**TO DO:** Omit the pictures and print exactly the lines of the listing below, starting at the first and ending at the line containing "plt.rcParams['font.family'] = ['Lato', 'DejaVu".

* Begin *

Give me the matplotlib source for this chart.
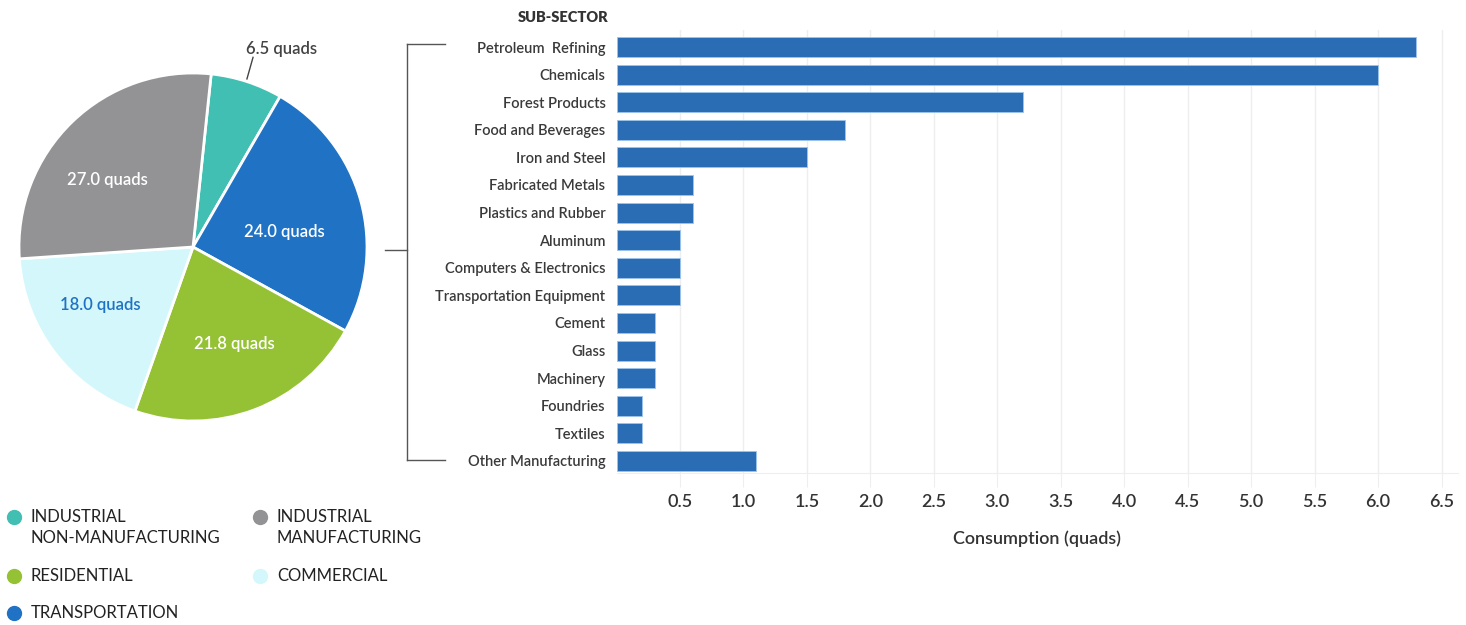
import matplotlib
matplotlib.use("Agg")
import matplotlib.pyplot as plt
from matplotlib.lines import Line2D

plt.rcParams['font.family'] = ['Lato', 'DejaVu Sans']

# ---------------- data ----------------
sector_names = ["INDUSTRIAL\nNON-MANUFACTURING", "TRANSPORTATION", "RESIDENTIAL",
                "COMMERCIAL", "INDUSTRIAL\nMANUFACTURING"]
sector_values = [6.5, 24.0, 21.8, 18.0, 27.0]
sector_colors = ["#41bfb3", "#1f72c4", "#95c235", "#d4f7fb", "#939396"]
sector_label_colors = ["#444444", "white", "white", "#1f72c4", "white"]

subsectors = ["Petroleum  Refining", "Chemicals", "Forest Products", "Food and Beverages",
              "Iron and Steel", "Fabricated Metals", "Plastics and Rubber", "Aluminum",
              "Computers & Electronics", "Transportation Equipment", "Cement", "Glass",
              "Machinery", "Foundries", "Textiles", "Other Manufacturing"]
subsector_values = [6.3, 6.0, 3.2, 1.8, 1.5, 0.6, 0.6, 0.5, 0.5, 0.5, 0.3, 0.3, 0.3,
                    0.2, 0.2, 1.1]
x_ticks = [0.5, 1.0, 1.5, 2.0, 2.5, 3.0, 3.5, 4.0, 4.5, 5.0, 5.5, 6.0, 6.5]

W, H = 1466, 625
fig = plt.figure(figsize=(W / 100, H / 100), dpi=100)


def fx(x):
    return x / W


def fy(y):
    return 1 - y / H


# ---------------- pie ----------------
cx, cy, r = 193, 247, 174
axp = fig.add_axes([fx(cx - r), fy(cy + r), 2 * r / W, 2 * r / H])
wedges, _ = axp.pie(sector_values, colors=sector_colors, startangle=84,
                    counterclock=False,
                    wedgeprops=dict(edgecolor="white", linewidth=2))
axp.set_xlim(-1, 1)
axp.set_ylim(-1, 1)
axp.set_aspect("equal")
axp.axis("off")

label_pos = [(0.51, 1.14), (0.523, 0.086), (0.236, -0.557), (-0.534, -0.333), (-0.494, 0.385)]
for v, (lx, ly), c in zip(sector_values, label_pos, sector_label_colors):
    axp.text(lx, ly, f"{v:.1f} quads", ha="center", va="center", fontsize=12,
             color=c, fontweight="semibold", clip_on=False)
axp.add_line(Line2D([0.345, 0.31], [1.09, 0.966], color="#444444", lw=1, clip_on=False))

# ---------------- bars ----------------
x0, x1 = 616.5, 1458
y_top, y_bot = 30, 473
axb = fig.add_axes([fx(x0), fy(y_bot), (x1 - x0) / W, (y_bot - y_top) / H])
ypos = list(range(len(subsectors)))
axb.barh(ypos, subsector_values, height=0.72, color="#2b6db5",
         edgecolor="#9cc4ea", linewidth=0.6, zorder=3)
axb.set_xlim(0, 6.63)
axb.set_ylim(15.435, -0.616)
axb.set_xticks(x_ticks)
axb.set_xticklabels([f"{t:.1f}" for t in x_ticks], fontsize=13, color="#333333",
                    fontweight="semibold")
axb.xaxis.grid(True, color="#eeeeee", lw=1, zorder=0)
axb.tick_params(axis="x", length=10, color="#eeeeee", pad=5)
axb.set_yticks(ypos)
axb.set_yticklabels(subsectors, fontsize=10.5, color="#3a3a3a", fontweight="semibold")
axb.tick_params(axis="y", length=0, pad=8)
for s in ["top", "right", "left"]:
    axb.spines[s].set_visible(False)
axb.spines["bottom"].set_color("#eeeeee")
axb.set_xlabel("Consumption (quads)", fontsize=13, color="#333333", labelpad=15,
               fontweight="semibold")

fig.text(fx(608), fy(17), "SUB-SECTOR", ha="right", va="center", fontsize=10.5,
         fontweight="heavy", color="#333333")

# bracket
bc = "#555555"
for xs, ys in [([407, 407], [44, 460]), ([407, 445], [44, 44]), ([407, 445], [460, 460]),
               ([385, 407], [250, 250])]:
    fig.add_artist(Line2D([fx(v) for v in xs], [fy(v) for v in ys], color=bc, lw=1))

# ---------------- legend ----------------
legend_xy = [(14, 517), (14, 613), (14, 576), (260, 576), (260, 517)]
for name, col, (lx, ly) in zip(sector_names, sector_colors, legend_xy):
    fig.add_artist(Line2D([fx(lx)], [fy(ly)], marker="o", markersize=10,
                          markerfacecolor=col, markeredgecolor=col, linestyle="none"))
    for k, ln in enumerate(name.split("\n")):
        fig.text(fx(lx + 17), fy(ly + 21 * k), ln, ha="left", va="center",
                 fontsize=12, color="#222222")

fig.savefig("out.png", dpi=100)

* End *

**WORKED SOLUTION:**
Give me the matplotlib source for this chart.
import matplotlib
matplotlib.use("Agg")
import matplotlib.pyplot as plt
from matplotlib.lines import Line2D

plt.rcParams['font.family'] = ['Lato', 'DejaVu Sans']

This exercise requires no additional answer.